The perspective in Crazy Love is handed over to the people who lived through the insanity between Burt and Linda Plugach first hand: the couple’s friends, relatives, doctors, protectors, and of course Burt and Linda themselves. And while the cast of characters are certainly a colorful ensemble of heavily made up and bespectacled wrinkly faces, their insight into the Plugachs’ story is mostly limited and cliché. Linda is described as having “looked just like a painting”, her most striking feature, of course, were her beautiful brown eyes.
Certainly it was much more interesting to hear the accounts of Burt and Linda, today 79 and 68. He sat rather smugly in suited silk shirt and handkerchief; she smoked incessantly, perhaps four or five long, skinny cigarettes held between silver polished fingers throughout the film. Linda wore rhinestone embellished, black plastic sunglasses that completely befit her overly ornate style. Had a viewer gone into this movie “blind” they may not have had any idea that she was wearing them for any reason other than that they made her look like a total diva.
Together, they disjointedly recounted their story: their childhoods, their chance meeting, his unhappy marriage, their attitudes toward sex, his obsession with her, her obsession with his money. And as one watches Crazy Love, one wants to ask, “Who’s crazier? Him or her?”

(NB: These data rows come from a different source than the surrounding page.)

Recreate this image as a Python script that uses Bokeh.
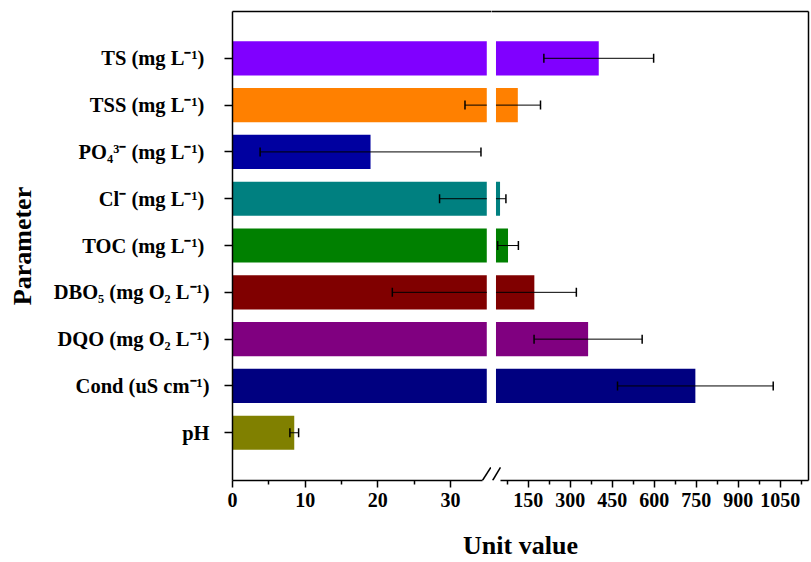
import numpy as np
from bokeh.plotting import figure
from bokeh.models import Range1d, FixedTicker, LinearAxis, Label
from bokeh.layouts import row, column
from bokeh.embed import file_html
from bokeh.resources import INLINE

# ---------------- data (top to bottom) ----------------
parameters = ["TS  (mg L⁻¹)", "TSS  (mg L⁻¹)", "PO₄³⁻  (mg L⁻¹)", "Cl⁻  (mg L⁻¹)",
              "TOC  (mg L⁻¹)", "DBO₅ (mg O₂ L⁻¹)", "DQO (mg O₂ L⁻¹)",
              "Cond (uS cm⁻¹)", "pH"]
means = [402, 113, 19.0, 49.5, 78, 172, 364, 747, 8.5]
sds = [196, 81, 15.2, 21, 37, 150, 193, 278, 0.6]
colors = ["#8000FF", "#FF8000", "#0000A0", "#008080", "#008000",
          "#800000", "#800080", "#000080", "#808000"]

left_ticks = [0, 10, 20, 30]
left_minor = [5, 15, 25]
right_ticks = [150, 300, 450, 600, 750, 900, 1050]
right_minor = [75, 225, 375, 525, 675, 825, 975, 1125]

BREAK = 35            # axis break value
LEFT_END = 35.65      # left panel range end
RIGHT_START, RIGHT_END = 19, 1151
Y_START, Y_END = -1.02, 9.0

FONT = "Liberation Serif"

n = len(parameters)
pos = np.arange(n)[::-1].astype(float)
means_a = np.array(means, dtype=float)
sds_a = np.array(sds, dtype=float)
lo = means_a - sds_a
hi = means_a + sds_a

y_range = Range1d(Y_START, Y_END)


def style_axis(ax):
    ax.axis_line_width = 1.5
    ax.axis_line_color = "black"
    ax.major_tick_line_width = 1.5
    ax.minor_tick_line_width = 1.5
    ax.major_tick_line_color = "black"
    ax.minor_tick_line_color = "black"
    ax.major_tick_in = 0
    ax.minor_tick_in = 0
    ax.major_tick_out = 7
    ax.minor_tick_out = 4
    ax.major_label_text_font = FONT
    ax.major_label_text_font_style = "bold"
    ax.major_label_text_font_size = "20px"
    ax.major_label_text_color = "black"


def blank_axis(bounds):
    ax = LinearAxis(ticker=FixedTicker(ticks=[], minor_ticks=[]), bounds=bounds)
    ax.axis_line_width = 1.5
    ax.axis_line_color = "black"
    ax.major_tick_out = 0
    ax.major_tick_in = 0
    ax.minor_tick_out = 0
    ax.minor_tick_in = 0
    ax.major_label_standoff = 0
    ax.major_label_text_font_size = "0px"
    return ax


def base_fig(width, x_range, mbl, mbr):
    p = figure(width=width, height=515, x_range=x_range, y_range=y_range,
               output_backend="svg", toolbar_location=None,
               x_axis_location=None, y_axis_location=None,
               min_border_left=mbl, min_border_right=mbr,
               min_border_top=11, min_border_bottom=35)
    p.outline_line_color = None
    p.background_fill_color = "white"
    p.border_fill_color = "white"
    p.grid.visible = False
    return p


# ---------------- left panel (0 .. break) ----------------
pL = base_fig(491, Range1d(0, LEFT_END), 232, 0)

pL.hbar(y=pos, left=0, right=np.minimum(means_a, BREAK), height=0.73,
        fill_color=colors, line_color=None)

mL = lo < BREAK
pL.segment(x0=lo[mL], x1=np.minimum(hi[mL], BREAK), y0=pos[mL], y1=pos[mL],
           line_color="black", line_width=1)
cap_x_L = list(lo[lo <= BREAK]) + list(hi[hi <= BREAK])
cap_y_L = list(pos[lo <= BREAK]) + list(pos[hi <= BREAK])
pL.scatter(x=cap_x_L, y=cap_y_L, marker="dash", angle=np.pi / 2, size=9,
           line_color="black", line_width=1.5)

yax = LinearAxis(ticker=FixedTicker(ticks=list(pos), minor_ticks=[]),
                 bounds=(Y_START - 0.18, Y_END))
style_axis(yax)
yax.major_tick_out = 8
yax.major_label_standoff = 15
yax.major_label_text_font_size = "20.5px"
yax.major_label_overrides = {float(p_): lab for p_, lab in zip(pos, parameters)}
yax.axis_label = "Parameter"
yax.axis_label_text_font = FONT
yax.axis_label_text_font_style = "bold"
yax.axis_label_text_font_size = "26px"
yax.axis_label_text_color = "black"
yax.axis_label_standoff = 14
pL.add_layout(yax, "left")

xaxL = LinearAxis(ticker=FixedTicker(ticks=left_ticks, minor_ticks=left_minor),
                  bounds=(-1, 34.4))
style_axis(xaxL)
pL.add_layout(xaxL, "below")
pL.add_layout(blank_axis((-1.2, LEFT_END)), "above")

# axis-break mark (left half of "//")
pL.segment(x0=[BREAK - 0.6], y0=[Y_START], x1=[BREAK + 0.55], y1=[Y_START + 0.28],
           line_color="black", line_width=1.5)

# ---------------- right panel (break .. end) ----------------
pR = base_fig(320, Range1d(RIGHT_START, RIGHT_END), 0, 3)

mR = means_a > BREAK
pR.hbar(y=pos[mR], left=BREAK, right=means_a[mR], height=0.73,
        fill_color=[c for c, m in zip(colors, mR) if m], line_color=None)

mE = hi > BREAK
pR.segment(x0=np.maximum(lo[mE], BREAK), x1=hi[mE], y0=pos[mE], y1=pos[mE],
           line_color="black", line_width=1)
cap_x_R = list(lo[lo >= BREAK]) + list(hi[hi >= BREAK])
cap_y_R = list(pos[lo >= BREAK]) + list(pos[hi >= BREAK])
pR.scatter(x=cap_x_R, y=cap_y_R, marker="dash", angle=np.pi / 2, size=9,
           line_color="black", line_width=1.5)

xaxR = LinearAxis(ticker=FixedTicker(ticks=right_ticks, minor_ticks=right_minor),
                  bounds=(51, RIGHT_END))
style_axis(xaxR)
pR.add_layout(xaxR, "below")
pR.add_layout(blank_axis((RIGHT_START, RIGHT_END)), "above")
pR.add_layout(blank_axis((Y_START, Y_END)), "right")

# axis-break mark (right half of "//")
pR.segment(x0=[BREAK - 12], y0=[Y_START], x1=[BREAK + 16], y1=[Y_START + 0.28],
           line_color="black", line_width=1.5)

# ---------------- x-axis title ----------------
pX = figure(width=811, height=47, x_range=Range1d(0, 1), y_range=Range1d(0, 1),
            output_backend="svg", toolbar_location=None,
            x_axis_location=None, y_axis_location=None,
            min_border_left=232, min_border_right=3,
            min_border_top=0, min_border_bottom=0)
pX.outline_line_color = None
pX.grid.visible = False
pX.add_layout(Label(x=0.5, y=0.36, text="Unit value", text_align="center",
                    text_baseline="middle", text_font=FONT,
                    text_font_style="bold", text_font_size="26px",
                    text_color="black"))

layout = column(row(pL, pR), pX)

open("out.html", "w").write(file_html(layout, INLINE))
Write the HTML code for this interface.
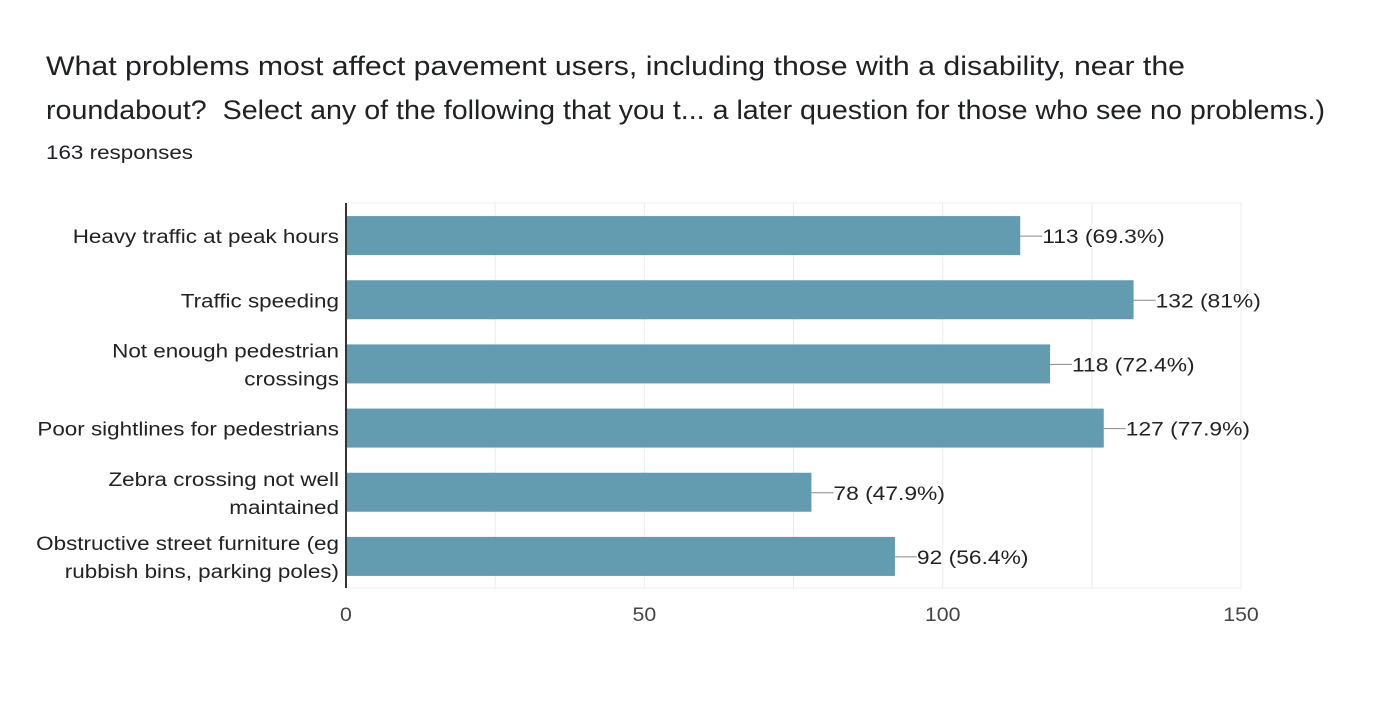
<!DOCTYPE html>
<html><head><meta charset="utf-8"><style>
body{margin:0;width:1384px;height:705px;background:#fff;font-family:"Liberation Sans",Arial,sans-serif;overflow:hidden}
</style></head><body>
<svg width="1384" height="705" xmlns="http://www.w3.org/2000/svg">
<text x="46" y="75" font-size="27" fill="#202124" textLength="1139" lengthAdjust="spacingAndGlyphs">What problems most affect pavement users, including those with a disability, near the</text>
<text x="46" y="119" font-size="27" fill="#202124" textLength="1279" lengthAdjust="spacingAndGlyphs" xml:space="preserve">roundabout?  Select any of the following that you t... a later question for those who see no problems.)</text>
<text x="46" y="159" font-size="19" fill="#202124" textLength="147" lengthAdjust="spacingAndGlyphs">163 responses</text>
<g id="plot"></g>
</svg>
<script>
const categories=[["Heavy traffic at peak hours"],["Traffic speeding"],["Not enough pedestrian","crossings"],["Poor sightlines for pedestrians"],["Zebra crossing not well","maintained"],["Obstructive street furniture (eg","rubbish bins, parking poles)"]];
const values=[113,132,118,127,78,92];
const labels=["113 (69.3%)","132 (81%)","118 (72.4%)","127 (77.9%)","78 (47.9%)","92 (56.4%)"];
const ticks=[0,50,100,150];
const gridVals=[25,50,75,100,125,150];
const X0=346,X1=1241,TOP=203,BOT=588,MAX=150;
const x=v=>X0+(X1-X0)*v/MAX;
const band=(BOT-TOP)/categories.length;
const yc=i=>TOP+band*(i+0.5);
const NS="http://www.w3.org/2000/svg";
const g=document.getElementById('plot');
function mk(t,a){const e=document.createElementNS(NS,t);for(const k in a)e.setAttribute(k,a[k]);g.appendChild(e);return e;}
function widen(t,f){const w=t.getComputedTextLength();t.setAttribute('textLength',w*f);t.setAttribute('lengthAdjust','spacingAndGlyphs');}
const bg=mk('rect',{x:X0,y:TOP,width:X1-X0,height:BOT-TOP,fill:'none',stroke:'#ececec'});


gridVals.forEach(v=>{const l=mk('line',{x1:x(v),x2:x(v),y1:TOP,y2:BOT,stroke:'#ececec'});

});
ticks.forEach(v=>{const t=mk('text',{x:x(v),y:621,'font-size':19,fill:'#444','text-anchor':'middle'});t.textContent=v;


widen(t,1.12);});
values.forEach((v,i)=>{
const r=mk('rect',{x:X0,y:yc(i)-19,width:x(v)-X0,height:39,fill:'#639bb0'});


const l=mk('line',{x1:x(v),x2:x(v)+22,y1:yc(i)+1,y2:yc(i)+1,stroke:'#888'});


const t=mk('text',{x:x(v)+22,y:yc(i)+8,'font-size':19,fill:'#222'});t.textContent=labels[i];


widen(t,1.2);
const lines=categories[i];
lines.forEach((s,j)=>{const c=mk('text',{x:339,y:yc(i)+8+(j-(lines.length-1)/2)*28,'font-size':19,fill:'#222','text-anchor':'end'});c.textContent=s;


widen(c,1.18);});
});
const ax=mk('line',{x1:X0,x2:X0,y1:TOP,y2:BOT,stroke:'#333','stroke-width':2});


</script>
</body></html>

Ironically, I’m not quite sure Crazy Love gives the audience enough craziness to make a decision either way. Narrated over a shifting collage of news paper clippings surrounding her attack, his trial, and their eventual marriage to each other, the content of Crazy Love is mostly a collection of the cultural artifacts surrounding the relationship and not the relationship itself. There were plenty of photographs of Burt and Linda hob knobbing with his celebrity friends, but relatively few which detailed things like the extent of her injuries. Perhaps though, it is I who am crazy for demanding more grotesque craziness.
Linda looked just like Elizabeth Taylor. I find she rather acted like her too. This brings me to the biggest criticism I’ve got for Crazy Love: its title. Had I been Klores, I would have stuck with something more along the lines of Money Love or Attention Love, perhaps Self Love or Vanity Love. Where a bond of Crazy Love seems to imply a reckless, devoted passion between two people, Linda and Burt Plugach’s relationship seems only a common selfishness. There is little craziness evident in Burt and Linda’s descriptions of their relationship. She spoke about marriage and dating in terms of the “market place” and trying not to let a potential “catch” fall through her fingers. In the end she married the man because of his financial security and because he was the only one who would always think her beautiful. And Burt had very rational explanations for his psychotic behavior inside and outside of jail: “I slit my wrists to get a mistrial.”
This movie is to film what the National Enquire is to great literature – a cheap substitute for real drama. I call Burt and Linda just an elder Britney and K Fed and the movie that chronicles them just a cinematic US Weekly. The film’s creepy music can’t come close to overpowering the silly images of Burt and Linda bickering over a dinner outing in their matching fur coats. I believe this movie achieved, at least in this critic’s opinion, the very opposite effect it was going for. It introduced the possibility that what I would have ordinarily regarded as a disturbing historical event may well have been an attention seeking publicity stunt. In the end, Crazy Love is really little more than a melodramatic rag mag.